— begin —

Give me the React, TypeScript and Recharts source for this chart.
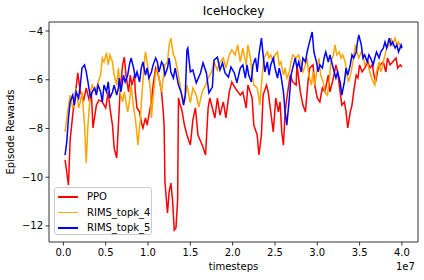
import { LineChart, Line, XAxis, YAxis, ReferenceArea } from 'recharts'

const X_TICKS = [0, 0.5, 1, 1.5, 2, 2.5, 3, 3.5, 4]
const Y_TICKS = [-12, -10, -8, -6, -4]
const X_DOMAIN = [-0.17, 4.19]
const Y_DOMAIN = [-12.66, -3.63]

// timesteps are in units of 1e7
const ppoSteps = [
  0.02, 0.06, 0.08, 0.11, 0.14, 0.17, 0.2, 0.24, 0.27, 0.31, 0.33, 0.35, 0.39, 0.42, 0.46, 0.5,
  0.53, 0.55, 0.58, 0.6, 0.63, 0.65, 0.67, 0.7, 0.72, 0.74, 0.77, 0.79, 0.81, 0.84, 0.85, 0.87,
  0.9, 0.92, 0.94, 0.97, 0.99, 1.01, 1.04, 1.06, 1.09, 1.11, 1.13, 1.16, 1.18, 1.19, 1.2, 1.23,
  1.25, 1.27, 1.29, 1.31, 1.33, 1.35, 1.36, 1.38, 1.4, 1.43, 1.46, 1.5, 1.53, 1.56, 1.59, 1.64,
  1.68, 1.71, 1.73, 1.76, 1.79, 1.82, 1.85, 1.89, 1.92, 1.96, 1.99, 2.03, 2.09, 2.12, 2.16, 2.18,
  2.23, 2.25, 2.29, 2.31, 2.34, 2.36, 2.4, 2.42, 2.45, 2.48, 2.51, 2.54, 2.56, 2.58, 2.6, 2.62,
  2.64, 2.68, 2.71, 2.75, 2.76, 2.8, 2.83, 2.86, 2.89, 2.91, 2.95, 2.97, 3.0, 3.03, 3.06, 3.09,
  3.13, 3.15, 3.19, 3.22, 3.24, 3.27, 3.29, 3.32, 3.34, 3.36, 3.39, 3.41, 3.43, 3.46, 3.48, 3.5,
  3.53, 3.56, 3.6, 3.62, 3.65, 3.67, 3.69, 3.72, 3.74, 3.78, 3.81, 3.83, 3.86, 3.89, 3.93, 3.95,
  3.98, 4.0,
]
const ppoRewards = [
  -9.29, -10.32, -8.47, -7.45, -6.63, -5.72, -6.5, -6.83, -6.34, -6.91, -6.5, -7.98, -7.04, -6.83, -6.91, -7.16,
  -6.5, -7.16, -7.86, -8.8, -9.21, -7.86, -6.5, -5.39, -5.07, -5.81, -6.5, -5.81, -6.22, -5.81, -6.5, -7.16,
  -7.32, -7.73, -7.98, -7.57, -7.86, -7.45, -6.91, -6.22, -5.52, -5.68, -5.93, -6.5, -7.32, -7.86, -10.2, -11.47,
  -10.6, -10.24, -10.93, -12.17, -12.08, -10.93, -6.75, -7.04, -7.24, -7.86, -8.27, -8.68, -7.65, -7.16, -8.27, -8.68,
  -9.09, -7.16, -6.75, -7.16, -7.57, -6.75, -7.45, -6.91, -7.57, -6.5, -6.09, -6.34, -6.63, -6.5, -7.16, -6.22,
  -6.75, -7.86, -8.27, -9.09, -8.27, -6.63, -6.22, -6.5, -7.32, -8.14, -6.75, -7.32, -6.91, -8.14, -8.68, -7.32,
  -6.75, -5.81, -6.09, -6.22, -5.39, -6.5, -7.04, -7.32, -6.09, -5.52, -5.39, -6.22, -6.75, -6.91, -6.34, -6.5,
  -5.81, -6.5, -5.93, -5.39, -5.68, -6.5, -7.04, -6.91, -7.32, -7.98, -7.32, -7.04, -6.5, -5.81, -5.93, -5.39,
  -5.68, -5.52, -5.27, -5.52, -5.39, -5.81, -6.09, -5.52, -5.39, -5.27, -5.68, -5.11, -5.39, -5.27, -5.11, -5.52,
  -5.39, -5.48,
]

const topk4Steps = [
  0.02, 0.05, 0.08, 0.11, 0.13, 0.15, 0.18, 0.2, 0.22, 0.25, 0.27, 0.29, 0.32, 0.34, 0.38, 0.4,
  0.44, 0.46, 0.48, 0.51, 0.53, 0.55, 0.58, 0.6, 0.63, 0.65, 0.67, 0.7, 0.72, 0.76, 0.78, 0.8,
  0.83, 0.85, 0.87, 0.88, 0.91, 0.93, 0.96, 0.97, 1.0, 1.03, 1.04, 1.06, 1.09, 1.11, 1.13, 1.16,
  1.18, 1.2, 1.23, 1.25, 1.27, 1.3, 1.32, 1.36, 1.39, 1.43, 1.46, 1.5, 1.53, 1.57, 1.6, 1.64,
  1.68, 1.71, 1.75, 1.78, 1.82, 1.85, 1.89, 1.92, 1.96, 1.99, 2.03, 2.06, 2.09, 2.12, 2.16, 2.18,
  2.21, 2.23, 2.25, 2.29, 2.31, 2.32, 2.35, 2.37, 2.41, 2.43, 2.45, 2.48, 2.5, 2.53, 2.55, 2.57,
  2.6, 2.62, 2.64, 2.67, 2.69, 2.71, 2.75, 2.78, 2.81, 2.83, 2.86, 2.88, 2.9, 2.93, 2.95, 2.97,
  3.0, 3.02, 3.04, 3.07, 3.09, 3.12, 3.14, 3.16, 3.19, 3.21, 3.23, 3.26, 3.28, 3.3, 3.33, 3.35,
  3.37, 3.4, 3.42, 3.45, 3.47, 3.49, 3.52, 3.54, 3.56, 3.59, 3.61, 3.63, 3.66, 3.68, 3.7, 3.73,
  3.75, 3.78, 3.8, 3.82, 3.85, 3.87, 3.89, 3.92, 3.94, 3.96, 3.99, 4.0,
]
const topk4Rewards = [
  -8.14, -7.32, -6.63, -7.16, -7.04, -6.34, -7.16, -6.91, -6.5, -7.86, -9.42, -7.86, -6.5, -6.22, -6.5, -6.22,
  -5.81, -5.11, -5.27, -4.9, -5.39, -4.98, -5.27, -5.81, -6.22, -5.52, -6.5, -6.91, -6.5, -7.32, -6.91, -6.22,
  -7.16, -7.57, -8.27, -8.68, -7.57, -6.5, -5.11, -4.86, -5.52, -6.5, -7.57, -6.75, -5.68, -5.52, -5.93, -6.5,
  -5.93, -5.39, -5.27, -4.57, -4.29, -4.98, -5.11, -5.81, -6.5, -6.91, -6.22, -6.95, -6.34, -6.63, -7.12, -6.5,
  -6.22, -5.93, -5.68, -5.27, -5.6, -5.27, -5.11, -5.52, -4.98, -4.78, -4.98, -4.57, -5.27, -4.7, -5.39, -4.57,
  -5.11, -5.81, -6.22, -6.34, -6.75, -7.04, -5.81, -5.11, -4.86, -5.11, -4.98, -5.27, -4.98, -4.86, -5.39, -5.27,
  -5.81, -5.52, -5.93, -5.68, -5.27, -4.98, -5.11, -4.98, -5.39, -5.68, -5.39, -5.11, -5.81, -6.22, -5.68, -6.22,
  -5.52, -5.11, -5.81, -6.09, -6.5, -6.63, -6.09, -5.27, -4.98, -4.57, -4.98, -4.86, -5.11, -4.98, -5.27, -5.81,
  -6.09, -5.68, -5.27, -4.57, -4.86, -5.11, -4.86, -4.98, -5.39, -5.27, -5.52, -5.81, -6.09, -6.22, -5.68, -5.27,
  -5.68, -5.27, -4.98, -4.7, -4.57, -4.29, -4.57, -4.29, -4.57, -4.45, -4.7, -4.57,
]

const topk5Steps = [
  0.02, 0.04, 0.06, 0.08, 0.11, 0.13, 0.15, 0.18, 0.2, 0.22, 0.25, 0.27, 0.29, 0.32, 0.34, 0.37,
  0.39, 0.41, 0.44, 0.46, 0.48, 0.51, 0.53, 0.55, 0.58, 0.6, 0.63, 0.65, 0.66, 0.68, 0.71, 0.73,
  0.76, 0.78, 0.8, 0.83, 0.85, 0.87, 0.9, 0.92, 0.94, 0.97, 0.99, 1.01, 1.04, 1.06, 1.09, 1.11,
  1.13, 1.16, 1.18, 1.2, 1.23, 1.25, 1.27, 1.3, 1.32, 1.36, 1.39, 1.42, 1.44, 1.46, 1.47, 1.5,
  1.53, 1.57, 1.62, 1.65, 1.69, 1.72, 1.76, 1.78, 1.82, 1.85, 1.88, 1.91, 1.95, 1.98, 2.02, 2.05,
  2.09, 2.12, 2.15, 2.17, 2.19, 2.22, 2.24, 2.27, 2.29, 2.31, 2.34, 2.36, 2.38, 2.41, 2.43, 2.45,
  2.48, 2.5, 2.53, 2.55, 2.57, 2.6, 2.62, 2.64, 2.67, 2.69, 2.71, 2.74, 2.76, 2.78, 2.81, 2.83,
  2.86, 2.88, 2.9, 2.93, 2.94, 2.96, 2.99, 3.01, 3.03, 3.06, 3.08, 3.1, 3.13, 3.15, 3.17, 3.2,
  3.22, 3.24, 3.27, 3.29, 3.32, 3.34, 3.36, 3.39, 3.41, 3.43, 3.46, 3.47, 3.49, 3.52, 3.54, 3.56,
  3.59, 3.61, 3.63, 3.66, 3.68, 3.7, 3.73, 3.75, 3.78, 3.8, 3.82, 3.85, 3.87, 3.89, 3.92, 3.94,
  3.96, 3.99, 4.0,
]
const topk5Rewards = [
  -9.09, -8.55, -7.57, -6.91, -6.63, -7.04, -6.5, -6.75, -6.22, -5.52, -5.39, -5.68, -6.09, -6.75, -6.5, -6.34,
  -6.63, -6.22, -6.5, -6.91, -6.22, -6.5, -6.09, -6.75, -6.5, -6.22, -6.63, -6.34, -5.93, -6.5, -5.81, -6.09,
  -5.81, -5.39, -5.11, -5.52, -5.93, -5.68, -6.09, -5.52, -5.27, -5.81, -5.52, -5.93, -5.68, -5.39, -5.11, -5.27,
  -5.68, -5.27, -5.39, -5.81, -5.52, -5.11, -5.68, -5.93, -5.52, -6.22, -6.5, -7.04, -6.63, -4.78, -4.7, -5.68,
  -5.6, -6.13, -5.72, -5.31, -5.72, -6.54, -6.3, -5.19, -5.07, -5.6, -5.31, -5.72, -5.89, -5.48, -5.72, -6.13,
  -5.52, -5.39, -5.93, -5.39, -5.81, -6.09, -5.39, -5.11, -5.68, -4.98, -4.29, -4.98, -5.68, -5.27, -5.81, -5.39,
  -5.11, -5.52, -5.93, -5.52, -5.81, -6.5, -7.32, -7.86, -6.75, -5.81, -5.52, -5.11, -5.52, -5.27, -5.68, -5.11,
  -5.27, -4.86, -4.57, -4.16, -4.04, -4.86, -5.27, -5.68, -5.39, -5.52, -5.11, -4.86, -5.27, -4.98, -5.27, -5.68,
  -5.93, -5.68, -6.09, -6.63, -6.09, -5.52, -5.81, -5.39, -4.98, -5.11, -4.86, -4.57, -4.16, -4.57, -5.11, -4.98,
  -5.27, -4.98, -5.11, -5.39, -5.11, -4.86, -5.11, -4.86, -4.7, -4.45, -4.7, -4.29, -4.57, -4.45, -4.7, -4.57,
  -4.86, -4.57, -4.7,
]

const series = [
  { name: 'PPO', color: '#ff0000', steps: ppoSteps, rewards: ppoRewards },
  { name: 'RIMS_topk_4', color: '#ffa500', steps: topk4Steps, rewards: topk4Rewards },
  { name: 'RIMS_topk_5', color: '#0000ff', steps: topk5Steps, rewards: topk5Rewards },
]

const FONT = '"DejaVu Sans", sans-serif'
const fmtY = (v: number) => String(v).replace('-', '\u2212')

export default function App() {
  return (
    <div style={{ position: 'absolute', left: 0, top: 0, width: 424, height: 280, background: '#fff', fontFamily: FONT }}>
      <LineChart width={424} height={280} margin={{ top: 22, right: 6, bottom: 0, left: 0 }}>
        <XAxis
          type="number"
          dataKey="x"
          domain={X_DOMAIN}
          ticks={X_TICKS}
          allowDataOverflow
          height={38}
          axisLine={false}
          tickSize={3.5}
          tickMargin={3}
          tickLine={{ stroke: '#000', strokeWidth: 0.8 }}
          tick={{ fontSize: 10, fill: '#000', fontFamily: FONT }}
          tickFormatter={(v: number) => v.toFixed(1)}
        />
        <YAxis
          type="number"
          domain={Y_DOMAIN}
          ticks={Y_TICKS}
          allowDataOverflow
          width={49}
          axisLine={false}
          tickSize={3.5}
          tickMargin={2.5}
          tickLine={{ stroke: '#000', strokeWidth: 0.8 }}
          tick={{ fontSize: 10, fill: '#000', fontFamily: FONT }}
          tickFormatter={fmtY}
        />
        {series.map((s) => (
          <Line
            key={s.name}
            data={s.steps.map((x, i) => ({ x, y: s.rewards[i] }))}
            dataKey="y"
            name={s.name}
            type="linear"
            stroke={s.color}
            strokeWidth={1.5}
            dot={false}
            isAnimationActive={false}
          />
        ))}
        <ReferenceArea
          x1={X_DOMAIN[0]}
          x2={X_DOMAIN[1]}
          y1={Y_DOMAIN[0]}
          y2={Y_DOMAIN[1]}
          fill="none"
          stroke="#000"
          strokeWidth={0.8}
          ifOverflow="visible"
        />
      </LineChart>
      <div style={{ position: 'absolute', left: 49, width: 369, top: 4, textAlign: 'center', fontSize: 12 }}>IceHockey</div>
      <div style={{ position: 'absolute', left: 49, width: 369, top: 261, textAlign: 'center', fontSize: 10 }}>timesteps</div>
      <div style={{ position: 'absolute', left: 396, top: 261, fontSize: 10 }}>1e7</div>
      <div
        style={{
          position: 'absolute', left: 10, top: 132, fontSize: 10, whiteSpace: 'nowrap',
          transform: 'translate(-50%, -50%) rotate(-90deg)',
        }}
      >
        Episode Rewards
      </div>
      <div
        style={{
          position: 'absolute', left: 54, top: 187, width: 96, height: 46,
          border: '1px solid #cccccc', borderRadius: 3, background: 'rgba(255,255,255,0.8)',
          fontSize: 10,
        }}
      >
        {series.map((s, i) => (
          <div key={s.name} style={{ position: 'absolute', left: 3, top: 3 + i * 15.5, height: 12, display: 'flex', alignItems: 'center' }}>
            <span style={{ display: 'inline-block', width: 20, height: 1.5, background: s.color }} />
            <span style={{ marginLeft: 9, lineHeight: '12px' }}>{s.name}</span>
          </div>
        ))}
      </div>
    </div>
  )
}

— end —

Please extract exactly the lines of the data, from the first through the line containing "const Y_DOMAIN = [-12.66, -3.63]", and add no pictures to the copy.

Give me the React, TypeScript and Recharts source for this chart.
import { LineChart, Line, XAxis, YAxis, ReferenceArea } from 'recharts'

const X_TICKS = [0, 0.5, 1, 1.5, 2, 2.5, 3, 3.5, 4]
const Y_TICKS = [-12, -10, -8, -6, -4]
const X_DOMAIN = [-0.17, 4.19]
const Y_DOMAIN = [-12.66, -3.63]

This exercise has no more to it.